- _Data_:
..............................

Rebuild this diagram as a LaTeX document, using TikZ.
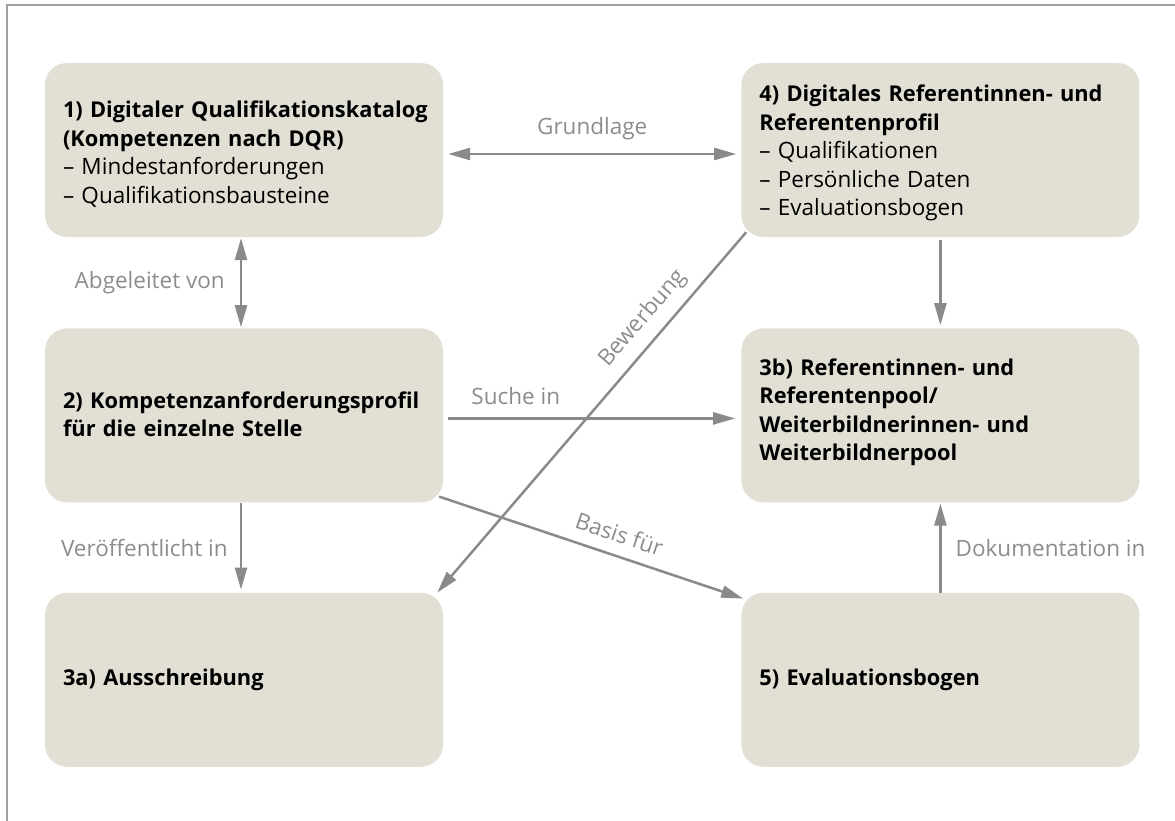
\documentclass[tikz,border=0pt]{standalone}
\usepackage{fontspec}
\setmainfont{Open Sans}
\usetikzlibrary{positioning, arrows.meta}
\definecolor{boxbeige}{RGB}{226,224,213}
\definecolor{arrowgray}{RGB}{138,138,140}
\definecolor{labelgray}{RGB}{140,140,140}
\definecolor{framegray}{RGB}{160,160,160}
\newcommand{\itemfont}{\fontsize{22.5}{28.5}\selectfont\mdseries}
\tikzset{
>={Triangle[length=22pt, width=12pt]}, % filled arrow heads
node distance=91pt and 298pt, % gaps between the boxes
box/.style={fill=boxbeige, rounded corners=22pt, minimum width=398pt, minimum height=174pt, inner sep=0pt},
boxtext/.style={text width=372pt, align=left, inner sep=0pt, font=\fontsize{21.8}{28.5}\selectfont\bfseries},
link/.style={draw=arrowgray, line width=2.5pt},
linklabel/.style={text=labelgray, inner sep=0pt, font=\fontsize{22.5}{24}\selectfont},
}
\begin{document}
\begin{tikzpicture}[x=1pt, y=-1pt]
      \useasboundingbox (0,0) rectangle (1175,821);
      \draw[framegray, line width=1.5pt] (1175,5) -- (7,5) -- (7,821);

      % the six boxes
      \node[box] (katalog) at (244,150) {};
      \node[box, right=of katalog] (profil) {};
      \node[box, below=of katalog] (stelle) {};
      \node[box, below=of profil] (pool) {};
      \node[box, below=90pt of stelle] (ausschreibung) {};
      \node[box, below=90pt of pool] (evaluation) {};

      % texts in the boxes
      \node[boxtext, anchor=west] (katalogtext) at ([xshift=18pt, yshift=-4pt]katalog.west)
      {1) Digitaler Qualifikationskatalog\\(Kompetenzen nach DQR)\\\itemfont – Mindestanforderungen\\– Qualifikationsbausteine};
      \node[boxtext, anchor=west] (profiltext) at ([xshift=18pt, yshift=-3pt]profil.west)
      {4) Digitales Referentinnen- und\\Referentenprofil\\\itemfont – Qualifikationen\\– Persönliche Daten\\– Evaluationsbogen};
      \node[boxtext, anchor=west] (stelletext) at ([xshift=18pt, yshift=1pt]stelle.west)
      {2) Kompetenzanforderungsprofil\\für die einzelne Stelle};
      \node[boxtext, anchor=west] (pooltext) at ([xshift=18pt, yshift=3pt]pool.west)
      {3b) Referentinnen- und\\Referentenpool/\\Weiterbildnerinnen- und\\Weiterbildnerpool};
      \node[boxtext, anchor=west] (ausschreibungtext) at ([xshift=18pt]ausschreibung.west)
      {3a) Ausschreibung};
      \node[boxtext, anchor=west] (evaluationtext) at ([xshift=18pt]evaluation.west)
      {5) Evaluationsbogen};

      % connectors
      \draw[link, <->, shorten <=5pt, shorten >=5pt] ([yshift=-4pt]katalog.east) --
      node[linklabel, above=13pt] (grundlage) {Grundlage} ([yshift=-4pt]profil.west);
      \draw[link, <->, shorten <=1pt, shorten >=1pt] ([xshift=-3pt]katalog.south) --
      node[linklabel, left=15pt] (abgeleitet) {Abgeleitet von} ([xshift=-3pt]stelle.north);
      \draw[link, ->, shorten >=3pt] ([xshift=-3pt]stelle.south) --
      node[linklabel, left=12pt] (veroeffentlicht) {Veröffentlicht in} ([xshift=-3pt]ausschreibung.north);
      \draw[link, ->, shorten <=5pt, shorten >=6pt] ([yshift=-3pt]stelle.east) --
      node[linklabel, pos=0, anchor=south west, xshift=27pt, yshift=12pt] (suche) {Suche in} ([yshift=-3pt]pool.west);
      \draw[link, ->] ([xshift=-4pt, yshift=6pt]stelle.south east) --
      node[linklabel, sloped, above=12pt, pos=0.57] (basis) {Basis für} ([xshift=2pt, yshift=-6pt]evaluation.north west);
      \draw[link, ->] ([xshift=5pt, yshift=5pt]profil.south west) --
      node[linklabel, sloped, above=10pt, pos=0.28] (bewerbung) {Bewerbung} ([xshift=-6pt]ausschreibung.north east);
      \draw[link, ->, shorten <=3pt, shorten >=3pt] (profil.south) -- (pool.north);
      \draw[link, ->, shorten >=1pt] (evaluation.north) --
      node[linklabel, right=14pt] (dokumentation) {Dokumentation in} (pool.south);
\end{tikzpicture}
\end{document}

..............................

- _Short exercise_:
From the first line of the material down to the line containing "(7,5) -- (7,821);", inclusive, return each line exactly, skipping any picture.

- _Correct result_:
Rebuild this diagram as a LaTeX document, using TikZ.
\documentclass[tikz,border=0pt]{standalone}
\usepackage{fontspec}
\setmainfont{Open Sans}
\usetikzlibrary{positioning, arrows.meta}
\definecolor{boxbeige}{RGB}{226,224,213}
\definecolor{arrowgray}{RGB}{138,138,140}
\definecolor{labelgray}{RGB}{140,140,140}
\definecolor{framegray}{RGB}{160,160,160}
\newcommand{\itemfont}{\fontsize{22.5}{28.5}\selectfont\mdseries}
\tikzset{
>={Triangle[length=22pt, width=12pt]}, % filled arrow heads
node distance=91pt and 298pt, % gaps between the boxes
box/.style={fill=boxbeige, rounded corners=22pt, minimum width=398pt, minimum height=174pt, inner sep=0pt},
boxtext/.style={text width=372pt, align=left, inner sep=0pt, font=\fontsize{21.8}{28.5}\selectfont\bfseries},
link/.style={draw=arrowgray, line width=2.5pt},
linklabel/.style={text=labelgray, inner sep=0pt, font=\fontsize{22.5}{24}\selectfont},
}
\begin{document}
\begin{tikzpicture}[x=1pt, y=-1pt]
      \useasboundingbox (0,0) rectangle (1175,821);
      \draw[framegray, line width=1.5pt] (1175,5) -- (7,5) -- (7,821);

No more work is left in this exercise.